Word for word, transcribe the lines below and drop the pictures.

---

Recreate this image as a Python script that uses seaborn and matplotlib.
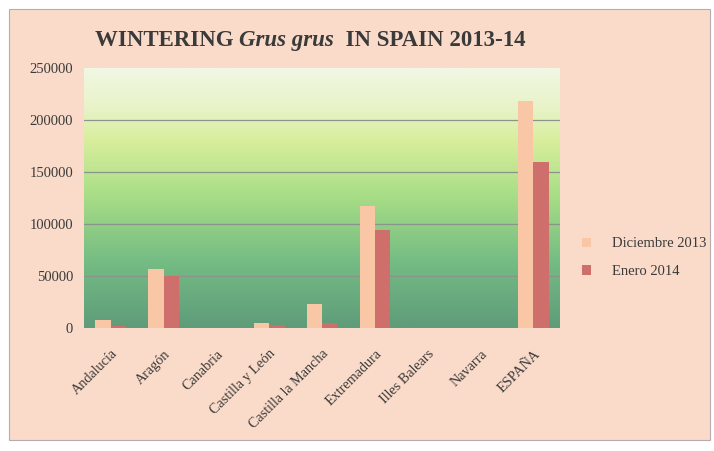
import matplotlib
matplotlib.use("Agg")
import matplotlib.pyplot as plt
import pandas as pd
import numpy as np
import seaborn as sns
from matplotlib.colors import LinearSegmentedColormap
from matplotlib.offsetbox import TextArea, HPacker, AnchoredOffsetbox

regions = ["Andalucía", "Aragón", "Canabria", "Castilla y León", "Castilla la Mancha",
           "Extremadura", "Illes Balears", "Navarra", "ESPAÑA"]
dic_2013 = [8000, 57000, 0, 5000, 23000, 117000, 0, 0, 218000]
ene_2014 = [2000, 50000, 0, 2500, 5000, 94000, 0, 0, 160000]
series = ["Diciembre 2013", "Enero 2014"]

df = pd.DataFrame({
    "region": regions * 2,
    "count": dic_2013 + ene_2014,
    "serie": [series[0]] * len(regions) + [series[1]] * len(regions),
})

sns.set_style("white")
plt.rcParams["font.family"] = ["Liberation Serif", "DejaVu Serif"]

peach = "#fadbc9"
fig = plt.figure(figsize=(7.14, 4.51), dpi=100)
fig.patch.set_facecolor("white")
# page-like background with a thin frame
bg = plt.Rectangle((0.012, 0.025), 0.982, 0.955, transform=fig.transFigure,
                   facecolor=peach, edgecolor="#b9a9b0", lw=0.8, zorder=-10)
fig.add_artist(bg)

ax = fig.add_axes([0.118, 0.273, 0.666, 0.576])
ax.set_zorder(1)
ax.set_facecolor("none")

# green gradient for the plot area
grad = LinearSegmentedColormap.from_list("g", [
    (0.0, "#5f9c7a"), (0.25, "#74bb84"), (0.5, "#a6dc86"),
    (0.72, "#d8ee9c"), (0.85, "#e8f3c8"), (1.0, "#f0f7e4")])
ax.imshow(np.linspace(0, 1, 256).reshape(-1, 1), cmap=grad, aspect="auto",
          extent=[0, 1, 0, 1], transform=ax.transAxes, origin="lower", zorder=0)

sns.barplot(data=df, x="region", y="count", hue="serie", ax=ax,
            palette=["#f9c6a6", "#cf6f6c"], width=0.58, gap=0,
            saturation=1, linewidth=0, zorder=3)

ax.set_ylim(0, 250000)
ax.set_xlim(-0.5, len(regions) - 0.5)
ax.set_yticks([0, 50000, 100000, 150000, 200000, 250000])
ax.set_yticklabels(["0", "50000", "100000", "150000", "200000", "250000"],
                   fontsize=10.5, color="#3a3a3a")
for y in [50000, 100000, 150000, 200000]:
    ax.axhline(y, color="#8a948a", lw=0.9, zorder=1)
ax.set_xticks(range(len(regions)))
ax.set_xticklabels(regions, rotation=45, ha="right", rotation_mode="anchor",
                   fontsize=10.2, color="#3a3a3a")
ax.tick_params(axis="y", length=0, pad=8)
ax.tick_params(axis="x", length=0, pad=14)
ax.set_xlabel("")
ax.set_ylabel("")
for s in ax.spines.values():
    s.set_visible(False)

leg = ax.legend(loc="center left", bbox_to_anchor=(1.02, 0.27), frameon=False,
                fontsize=10.5, handlelength=0.6, handleheight=0.6, labelspacing=1.0,
                handletextpad=1.4)
for t in leg.get_texts():
    t.set_color("#3a3a3a")

# title with italic species name
props = dict(fontsize=16.5, fontweight="bold", color="#3a3a3a")
parts = [TextArea("WINTERING ", textprops=props),
         TextArea("Grus grus", textprops=dict(props, style="italic")),
         TextArea("  IN SPAIN 2013-14", textprops=props)]
box = HPacker(children=parts, align="baseline", pad=0, sep=0)
anch = AnchoredOffsetbox(loc="center left", child=box, frameon=False,
                         bbox_to_anchor=(0.133, 0.91), bbox_transform=fig.transFigure,
                         pad=0, borderpad=0)
fig.add_artist(anch)

fig.savefig("out.png", dpi=100, facecolor=fig.get_facecolor())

---

▶ [Finished exercise]:
Recreate this image as a Python script that uses seaborn and matplotlib.
import matplotlib
matplotlib.use("Agg")
import matplotlib.pyplot as plt
import pandas as pd
import numpy as np
import seaborn as sns
from matplotlib.colors import LinearSegmentedColormap
from matplotlib.offsetbox import TextArea, HPacker, AnchoredOffsetbox

regions = ["Andalucía", "Aragón", "Canabria", "Castilla y León", "Castilla la Mancha",
           "Extremadura", "Illes Balears", "Navarra", "ESPAÑA"]
dic_2013 = [8000, 57000, 0, 5000, 23000, 117000, 0, 0, 218000]
ene_2014 = [2000, 50000, 0, 2500, 5000, 94000, 0, 0, 160000]
series = ["Diciembre 2013", "Enero 2014"]

df = pd.DataFrame({
    "region": regions * 2,
    "count": dic_2013 + ene_2014,
    "serie": [series[0]] * len(regions) + [series[1]] * len(regions),
})

sns.set_style("white")
plt.rcParams["font.family"] = ["Liberation Serif", "DejaVu Serif"]

peach = "#fadbc9"
fig = plt.figure(figsize=(7.14, 4.51), dpi=100)
fig.patch.set_facecolor("white")
# page-like background with a thin frame
bg = plt.Rectangle((0.012, 0.025), 0.982, 0.955, transform=fig.transFigure,
                   facecolor=peach, edgecolor="#b9a9b0", lw=0.8, zorder=-10)
fig.add_artist(bg)

ax = fig.add_axes([0.118, 0.273, 0.666, 0.576])
ax.set_zorder(1)
ax.set_facecolor("none")

# green gradient for the plot area
grad = LinearSegmentedColormap.from_list("g", [
    (0.0, "#5f9c7a"), (0.25, "#74bb84"), (0.5, "#a6dc86"),
    (0.72, "#d8ee9c"), (0.85, "#e8f3c8"), (1.0, "#f0f7e4")])
ax.imshow(np.linspace(0, 1, 256).reshape(-1, 1), cmap=grad, aspect="auto",
          extent=[0, 1, 0, 1], transform=ax.transAxes, origin="lower", zorder=0)

sns.barplot(data=df, x="region", y="count", hue="serie", ax=ax,
            palette=["#f9c6a6", "#cf6f6c"], width=0.58, gap=0,
            saturation=1, linewidth=0, zorder=3)

ax.set_ylim(0, 250000)
ax.set_xlim(-0.5, len(regions) - 0.5)
ax.set_yticks([0, 50000, 100000, 150000, 200000, 250000])
ax.set_yticklabels(["0", "50000", "100000", "150000", "200000", "250000"],
                   fontsize=10.5, color="#3a3a3a")
for y in [50000, 100000, 150000, 200000]:
    ax.axhline(y, color="#8a948a", lw=0.9, zorder=1)
ax.set_xticks(range(len(regions)))
ax.set_xticklabels(regions, rotation=45, ha="right", rotation_mode="anchor",
                   fontsize=10.2, color="#3a3a3a")
ax.tick_params(axis="y", length=0, pad=8)
ax.tick_params(axis="x", length=0, pad=14)
ax.set_xlabel("")
ax.set_ylabel("")
for s in ax.spines.values():
    s.set_visible(False)

leg = ax.legend(loc="center left", bbox_to_anchor=(1.02, 0.27), frameon=False,
                fontsize=10.5, handlelength=0.6, handleheight=0.6, labelspacing=1.0,
                handletextpad=1.4)
for t in leg.get_texts():
    t.set_color("#3a3a3a")

# title with italic species name
props = dict(fontsize=16.5, fontweight="bold", color="#3a3a3a")
parts = [TextArea("WINTERING ", textprops=props),
         TextArea("Grus grus", textprops=dict(props, style="italic")),
         TextArea("  IN SPAIN 2013-14", textprops=props)]
box = HPacker(children=parts, align="baseline", pad=0, sep=0)
anch = AnchoredOffsetbox(loc="center left", child=box, frameon=False,
                         bbox_to_anchor=(0.133, 0.91), bbox_transform=fig.transFigure,
                         pad=0, borderpad=0)
fig.add_artist(anch)

fig.savefig("out.png", dpi=100, facecolor=fig.get_facecolor())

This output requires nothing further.